The most obvious answer, I suppose, is lack of confidence. Setting up groups, explaining fights, understanding how other classes work, I’m not very good at any of those things. If we head into a dungeon and things go pear-shaped, I feel like having the little crown on my avatar’s head means I ought to be able to figure out what’s wrong and get it sorted. Even if I’m running with a group of people who already know what they’re doing — and most of the time, the other four people in my group could run the instance in their sleep — I feel like it’s my group, therefore it’s my responsibility to see that it succeeds.
Right alongside the lack of confidence is shyness. Yup, even with people I’ve known for years. They’re not in a dungeon right now, not setting up their own run? They must be doing something more important. Maybe they’re RPing or farming or questing.
Of course, when I’m out farming or questing, I’m often happy to volunteer for a dungeon if someone else is putting it together. When I’m RPing, I’ll usually decline, or check in with my RP partner to see what they’d like to do. Even so, if I’m willing to take a break from whatever I’m doing for a dungeon, wouldn’t others do the same when I call out?
/shakes the 8 Ball again
Signs point to yes.
Right. So. What can we wallflowers do to get up the confidence to put our own runs together? Here’s what I’ve got. Let me know what other suggestions you have!

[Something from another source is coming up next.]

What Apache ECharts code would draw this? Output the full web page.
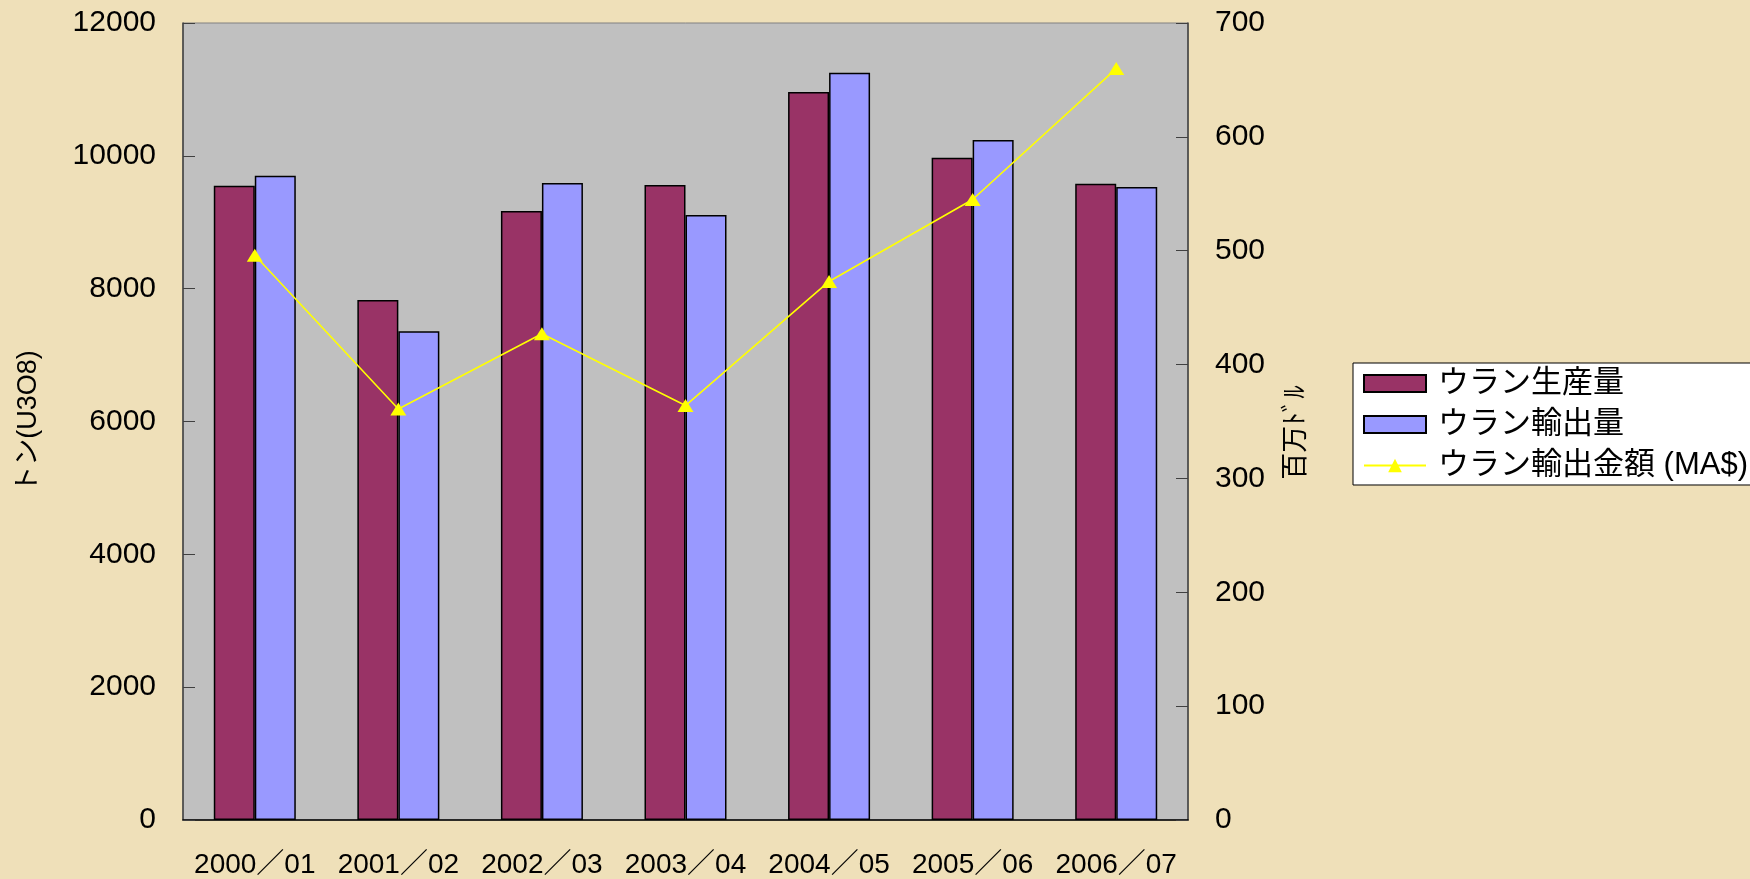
<!DOCTYPE html>
<html>
<head>
<meta charset="utf-8">
<script src="https://cdn.jsdelivr.net/npm/echarts@6/dist/echarts.min.js"></script>
<style>
html,body{margin:0;padding:0;width:1750px;height:879px;overflow:hidden;background:#efe0b9;}
#c{width:1750px;height:879px;}
</style>
</head>
<body>
<div id="c"></div>
<script>
const categories = ['2000／01','2001／02','2002／03','2003／04','2004／05','2005／06','2006／07'];
const production = [9550, 7830, 9170, 9560, 10960, 9970, 9580];
const exports = [9700, 7360, 9590, 9110, 11250, 10240, 9530];
const exportValue = [496, 361, 427, 364, 473, 545, 660];
const seriesNames = ['ウラン生産量', 'ウラン輸出量', 'ウラン輸出金額 (MA$)'];

const FONT = "'Liberation Sans', Arial, 'Noto Sans CJK JP', sans-serif";
const chart = echarts.init(document.getElementById('c'));
chart.setOption({
  backgroundColor: '#efe0b9',
  animation: false,
  textStyle: {fontFamily: FONT, color: '#000'},
  grid: {left: 183, right: 562, top: 23, bottom: 57, show: true, backgroundColor: '#c0c0c0', borderColor: '#808080', borderWidth: 1},
  legend: {
    left: 1353, top: 363, orient: 'vertical',
    backgroundColor: '#fff', borderColor: '#000', borderWidth: 1,
    padding: [5, 120, 4, 10], itemGap: 10, itemWidth: 62, itemHeight: 17,
    textStyle: {fontFamily: FONT, fontSize: 31, color: '#000', lineHeight: 30, padding: [0,0,0,7]},
    data: [
      {name: seriesNames[0], icon: 'rect'},
      {name: seriesNames[1], icon: 'rect'},
      {name: seriesNames[2]}
    ]
  },
  xAxis: {
    type: 'category', data: categories,
    axisLine: {lineStyle: {color: '#000', width: 1.5}},
    axisTick: {inside: true, length: 10, lineStyle: {color: '#000'}},
    axisLabel: {fontSize: 28, margin: 31, color: '#000', fontFamily: FONT, interval: 0}
  },
  yAxis: [
    {
      type: 'value', min: 0, max: 12000, interval: 2000,
      name: 'トン(U3O8)', nameLocation: 'middle', nameRotate: 90, nameGap: 141,
      nameTextStyle: {fontSize: 27, color: '#000', fontFamily: FONT},
      axisLine: {show: true, lineStyle: {color: '#404040', width: 1.5}},
      axisTick: {show: true, inside: true, length: 12, lineStyle: {color: '#404040'}},
      axisLabel: {fontSize: 30, margin: 27, color: '#000', fontFamily: FONT, formatter: v => String(v)},
      splitLine: {show: false}
    },
    {
      type: 'value', min: 0, max: 700, interval: 100, position: 'right',
      name: '百万ﾄﾞﾙ', nameLocation: 'middle', nameRotate: 90, nameGap: 95,
      nameTextStyle: {fontSize: 27, color: '#000', fontFamily: FONT, padding: [0, 22, 0, 0]},
      axisLine: {show: true, lineStyle: {color: '#404040', width: 1.5}},
      axisTick: {show: true, inside: true, length: 12, lineStyle: {color: '#404040'}},
      axisLabel: {fontSize: 30, margin: 27, color: '#000', fontFamily: FONT, formatter: v => String(v)},
      splitLine: {show: false}
    }
  ],
  series: [
    {name: seriesNames[0], type: 'bar', data: production, barWidth: 41, barGap: '0%',
     itemStyle: {color: '#993366', borderColor: '#000', borderWidth: 1.5}},
    {name: seriesNames[1], type: 'bar', data: exports, barWidth: 41, barGap: '0%',
     itemStyle: {color: '#9999ff', borderColor: '#000', borderWidth: 1.5}},
    {name: seriesNames[2], type: 'line', yAxisIndex: 1, data: exportValue,
     symbol: 'triangle', symbolSize: [16, 13],
     lineStyle: {color: '#ffff00', width: 1.6}, itemStyle: {color: '#ffff00'}}
  ]
});
</script>
</body>
</html>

Start small. Recruit just ONE person to do something, someone you’re already comfortable with. Go up against an elite mob (Chillmaw might be a good one), pop into Wintergrasp, even meet at Cantrips and Crows for some RP. Most importangly, do something fun — are you both 80? Revisit some old-world dungeons and see how far you can get two-manning them.
Ask a friend to co-lead. Do you have a friend who’s not at all shy? Let them know what you’re doing, and ask if they’d be willing to back you up. (Hint: They probably will.)
Start easy. Call out for dungeons you’re comfortable with, ones whose fights you know well enough to explain if need be. If you’re not sure about all the mechanics of a fight, it’s okay to say so; someone else in your party can probably help out. If you’re all shrugging at a mechanic, there’s no shame in looking up the fight on WoWhead, WoWWiki, or other sites that have strategies.
It’s okay to give someone else the hat. Putting the group together doesn’t always mean you have to call all the shots. Often, I see the tanks given the lead so they can mark targets. If you are the tank and you’re not quite sure which mobs need to die first, see if someone else in the group is willing to mark the pulls, or at least let you know which ones you should be marking.
Do a little research on other classes and roles. You don’t have to know every single ability for every spec for every class, but it doesn’t hurt to talk a little shop, either. Do you have a friend who loves to roguespam? Has your RP partner been playing a resto druid since launch? Ask them to give you a rundown of their key abilities. If you’re in a raid, chances are you’ll hear the names of spells and abilities banded about while fights are being explained. Listen for them, and (when you’re not mid-bossfight!) look them up, or ask a friend who plays that class what those abilities do. What does Tricks of the Trade do? How does Shield Wall work?
Do a little research on the dungeons. Once you’re ready to put together parties for harder content, read up on the boss strategies that are out there. There might be a few different ways to get past a fight. Be ready to adapt if you need to — talk it over with your party if something’s not working.
The most important thing, as always, is to have a good time. Run dungeons with people you know, and with whom you’re comfortable. If you take someone who gets upset at every wipe, you’re going to come out of the instance more frazzled than you were before going in. That defeats the purpose.
Fill your group with friends, RP between bosses, and, most importantly, have fun!